## Rows from a dataset of charts and code
□ □ □
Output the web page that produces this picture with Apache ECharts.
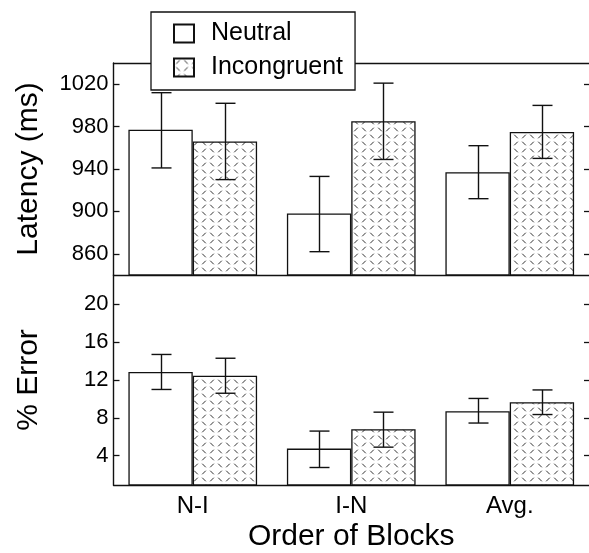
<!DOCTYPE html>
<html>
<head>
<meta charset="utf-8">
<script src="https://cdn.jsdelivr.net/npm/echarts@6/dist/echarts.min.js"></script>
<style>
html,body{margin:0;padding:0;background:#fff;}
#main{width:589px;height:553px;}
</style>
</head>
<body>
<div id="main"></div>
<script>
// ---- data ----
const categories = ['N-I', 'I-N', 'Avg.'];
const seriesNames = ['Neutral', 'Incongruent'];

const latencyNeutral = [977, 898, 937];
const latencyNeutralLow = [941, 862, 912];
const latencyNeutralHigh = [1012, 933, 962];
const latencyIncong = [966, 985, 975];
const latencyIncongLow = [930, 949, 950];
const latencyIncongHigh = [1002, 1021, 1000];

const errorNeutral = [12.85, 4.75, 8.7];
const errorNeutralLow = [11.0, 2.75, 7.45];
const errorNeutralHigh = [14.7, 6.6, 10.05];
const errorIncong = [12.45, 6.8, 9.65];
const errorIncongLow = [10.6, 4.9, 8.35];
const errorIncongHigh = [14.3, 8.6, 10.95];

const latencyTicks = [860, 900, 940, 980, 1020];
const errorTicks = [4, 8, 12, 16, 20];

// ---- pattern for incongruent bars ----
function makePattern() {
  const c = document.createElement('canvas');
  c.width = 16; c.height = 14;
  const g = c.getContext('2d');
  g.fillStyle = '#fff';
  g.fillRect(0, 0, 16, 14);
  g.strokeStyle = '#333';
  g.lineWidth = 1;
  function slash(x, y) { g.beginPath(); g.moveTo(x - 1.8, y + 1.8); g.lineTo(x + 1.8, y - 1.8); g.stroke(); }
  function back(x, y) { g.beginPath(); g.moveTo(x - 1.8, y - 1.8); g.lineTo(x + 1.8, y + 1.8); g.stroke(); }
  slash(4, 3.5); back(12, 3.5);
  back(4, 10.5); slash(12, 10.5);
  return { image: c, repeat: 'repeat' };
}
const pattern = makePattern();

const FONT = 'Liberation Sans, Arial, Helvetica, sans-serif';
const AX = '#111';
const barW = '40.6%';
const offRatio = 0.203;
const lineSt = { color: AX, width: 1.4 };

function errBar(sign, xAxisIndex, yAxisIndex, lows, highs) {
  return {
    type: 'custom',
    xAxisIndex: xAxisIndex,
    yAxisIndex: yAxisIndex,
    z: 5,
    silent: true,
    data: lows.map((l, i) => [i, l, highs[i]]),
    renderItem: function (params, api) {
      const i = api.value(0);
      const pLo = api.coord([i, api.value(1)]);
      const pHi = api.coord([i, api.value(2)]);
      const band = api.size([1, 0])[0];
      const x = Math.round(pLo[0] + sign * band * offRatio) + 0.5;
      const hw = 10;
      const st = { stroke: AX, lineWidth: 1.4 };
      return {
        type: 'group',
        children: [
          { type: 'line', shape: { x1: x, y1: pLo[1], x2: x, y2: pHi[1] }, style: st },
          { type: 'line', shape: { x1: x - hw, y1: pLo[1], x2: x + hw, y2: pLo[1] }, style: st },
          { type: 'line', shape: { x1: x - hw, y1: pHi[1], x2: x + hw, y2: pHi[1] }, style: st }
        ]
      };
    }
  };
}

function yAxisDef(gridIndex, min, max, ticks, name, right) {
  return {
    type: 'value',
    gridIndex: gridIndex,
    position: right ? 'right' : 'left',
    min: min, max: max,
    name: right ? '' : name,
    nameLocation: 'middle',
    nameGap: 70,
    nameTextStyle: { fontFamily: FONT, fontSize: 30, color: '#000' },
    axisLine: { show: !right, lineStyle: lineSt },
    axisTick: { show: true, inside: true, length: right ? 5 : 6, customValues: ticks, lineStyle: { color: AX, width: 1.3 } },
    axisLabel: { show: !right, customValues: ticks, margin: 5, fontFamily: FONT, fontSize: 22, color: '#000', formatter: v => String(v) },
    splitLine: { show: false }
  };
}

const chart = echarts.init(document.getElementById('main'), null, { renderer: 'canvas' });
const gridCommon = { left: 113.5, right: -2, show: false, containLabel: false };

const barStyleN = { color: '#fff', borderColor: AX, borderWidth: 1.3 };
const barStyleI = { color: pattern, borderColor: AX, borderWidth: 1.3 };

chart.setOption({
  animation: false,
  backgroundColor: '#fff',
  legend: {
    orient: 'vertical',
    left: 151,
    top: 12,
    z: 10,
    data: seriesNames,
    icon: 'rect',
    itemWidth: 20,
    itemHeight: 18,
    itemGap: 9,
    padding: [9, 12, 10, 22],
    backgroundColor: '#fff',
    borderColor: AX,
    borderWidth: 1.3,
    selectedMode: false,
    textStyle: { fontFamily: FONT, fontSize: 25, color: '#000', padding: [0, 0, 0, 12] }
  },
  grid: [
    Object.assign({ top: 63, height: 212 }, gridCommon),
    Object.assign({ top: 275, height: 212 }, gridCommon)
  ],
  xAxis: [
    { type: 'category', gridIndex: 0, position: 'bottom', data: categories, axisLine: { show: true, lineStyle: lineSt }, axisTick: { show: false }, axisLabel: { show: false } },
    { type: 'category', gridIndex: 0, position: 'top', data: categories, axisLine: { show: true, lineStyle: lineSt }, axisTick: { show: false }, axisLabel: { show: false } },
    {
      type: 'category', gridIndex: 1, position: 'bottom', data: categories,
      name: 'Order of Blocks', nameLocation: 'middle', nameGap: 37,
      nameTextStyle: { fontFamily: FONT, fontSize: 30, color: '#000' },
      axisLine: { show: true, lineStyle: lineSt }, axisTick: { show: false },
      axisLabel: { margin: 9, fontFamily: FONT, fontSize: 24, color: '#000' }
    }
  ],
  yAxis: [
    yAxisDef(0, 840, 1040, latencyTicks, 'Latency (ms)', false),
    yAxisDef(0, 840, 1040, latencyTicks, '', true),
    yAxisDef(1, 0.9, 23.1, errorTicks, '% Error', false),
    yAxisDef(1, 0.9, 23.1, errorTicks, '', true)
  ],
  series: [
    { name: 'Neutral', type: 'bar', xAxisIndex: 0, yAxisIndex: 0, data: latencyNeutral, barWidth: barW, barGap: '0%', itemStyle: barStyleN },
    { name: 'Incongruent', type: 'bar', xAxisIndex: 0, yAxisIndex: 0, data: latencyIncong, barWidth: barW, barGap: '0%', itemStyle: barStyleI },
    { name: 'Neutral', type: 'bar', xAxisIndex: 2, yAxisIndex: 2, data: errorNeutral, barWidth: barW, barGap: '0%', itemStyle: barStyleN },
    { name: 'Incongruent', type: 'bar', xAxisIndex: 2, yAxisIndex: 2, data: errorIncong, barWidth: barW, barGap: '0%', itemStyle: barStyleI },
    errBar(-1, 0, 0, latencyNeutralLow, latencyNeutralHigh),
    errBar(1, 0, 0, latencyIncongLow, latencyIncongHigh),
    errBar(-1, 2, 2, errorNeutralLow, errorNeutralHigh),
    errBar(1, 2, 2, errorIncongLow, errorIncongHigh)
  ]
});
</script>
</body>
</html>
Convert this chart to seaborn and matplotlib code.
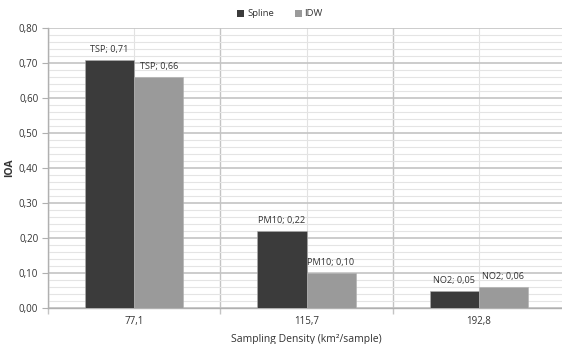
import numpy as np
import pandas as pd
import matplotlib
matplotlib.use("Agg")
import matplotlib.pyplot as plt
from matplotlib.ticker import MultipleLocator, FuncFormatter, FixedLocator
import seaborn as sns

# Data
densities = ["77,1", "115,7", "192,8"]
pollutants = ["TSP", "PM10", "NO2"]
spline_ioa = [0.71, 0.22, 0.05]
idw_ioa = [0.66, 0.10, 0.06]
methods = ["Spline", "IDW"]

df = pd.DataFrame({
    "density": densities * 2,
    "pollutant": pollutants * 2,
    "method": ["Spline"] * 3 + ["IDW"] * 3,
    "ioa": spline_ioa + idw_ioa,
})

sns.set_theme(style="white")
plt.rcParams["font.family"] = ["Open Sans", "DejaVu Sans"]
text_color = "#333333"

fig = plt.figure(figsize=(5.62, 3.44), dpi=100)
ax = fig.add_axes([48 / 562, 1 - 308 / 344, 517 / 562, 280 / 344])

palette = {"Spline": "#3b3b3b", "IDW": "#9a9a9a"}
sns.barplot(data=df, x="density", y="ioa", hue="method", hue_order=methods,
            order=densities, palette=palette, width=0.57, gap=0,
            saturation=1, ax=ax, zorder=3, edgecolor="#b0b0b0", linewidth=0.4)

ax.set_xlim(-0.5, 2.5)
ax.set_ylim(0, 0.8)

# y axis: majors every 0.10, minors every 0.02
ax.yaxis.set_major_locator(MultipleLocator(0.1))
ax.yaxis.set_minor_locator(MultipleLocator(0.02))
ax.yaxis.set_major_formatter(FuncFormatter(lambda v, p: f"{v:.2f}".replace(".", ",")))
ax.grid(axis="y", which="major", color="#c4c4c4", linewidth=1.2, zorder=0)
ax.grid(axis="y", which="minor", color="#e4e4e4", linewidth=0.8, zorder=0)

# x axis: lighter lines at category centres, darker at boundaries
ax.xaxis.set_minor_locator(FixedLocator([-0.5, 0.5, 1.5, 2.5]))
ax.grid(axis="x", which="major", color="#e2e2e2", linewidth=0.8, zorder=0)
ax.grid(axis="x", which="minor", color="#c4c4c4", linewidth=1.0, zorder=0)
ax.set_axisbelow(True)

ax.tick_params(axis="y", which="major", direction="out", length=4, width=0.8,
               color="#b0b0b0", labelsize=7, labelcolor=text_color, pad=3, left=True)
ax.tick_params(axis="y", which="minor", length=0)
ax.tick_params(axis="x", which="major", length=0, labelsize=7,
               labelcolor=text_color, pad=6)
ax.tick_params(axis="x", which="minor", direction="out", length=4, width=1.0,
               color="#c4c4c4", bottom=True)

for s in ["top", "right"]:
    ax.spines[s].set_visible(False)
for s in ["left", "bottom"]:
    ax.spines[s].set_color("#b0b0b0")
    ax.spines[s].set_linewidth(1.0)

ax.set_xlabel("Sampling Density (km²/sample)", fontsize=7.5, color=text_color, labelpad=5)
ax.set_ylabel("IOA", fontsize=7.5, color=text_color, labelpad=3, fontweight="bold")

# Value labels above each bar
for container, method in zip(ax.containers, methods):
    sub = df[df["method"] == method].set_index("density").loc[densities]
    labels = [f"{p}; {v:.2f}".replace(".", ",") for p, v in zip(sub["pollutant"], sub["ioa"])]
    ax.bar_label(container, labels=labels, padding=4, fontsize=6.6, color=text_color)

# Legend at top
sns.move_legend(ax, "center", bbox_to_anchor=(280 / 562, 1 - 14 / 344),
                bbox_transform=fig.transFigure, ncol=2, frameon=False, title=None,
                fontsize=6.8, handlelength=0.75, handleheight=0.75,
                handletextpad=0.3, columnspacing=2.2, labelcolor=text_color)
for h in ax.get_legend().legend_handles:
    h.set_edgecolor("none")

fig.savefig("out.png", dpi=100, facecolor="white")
□ □ □
## Challenge
In the data above, please extract the lines from the first one through the line with "const seriesNames = ['Neutral', 'Incongruent'];", exactly, and keep pictures out.

## Exercise result
Output the web page that produces this picture with Apache ECharts.
<!DOCTYPE html>
<html>
<head>
<meta charset="utf-8">
<script src="https://cdn.jsdelivr.net/npm/echarts@6/dist/echarts.min.js"></script>
<style>
html,body{margin:0;padding:0;background:#fff;}
#main{width:589px;height:553px;}
</style>
</head>
<body>
<div id="main"></div>
<script>
// ---- data ----
const categories = ['N-I', 'I-N', 'Avg.'];
const seriesNames = ['Neutral', 'Incongruent'];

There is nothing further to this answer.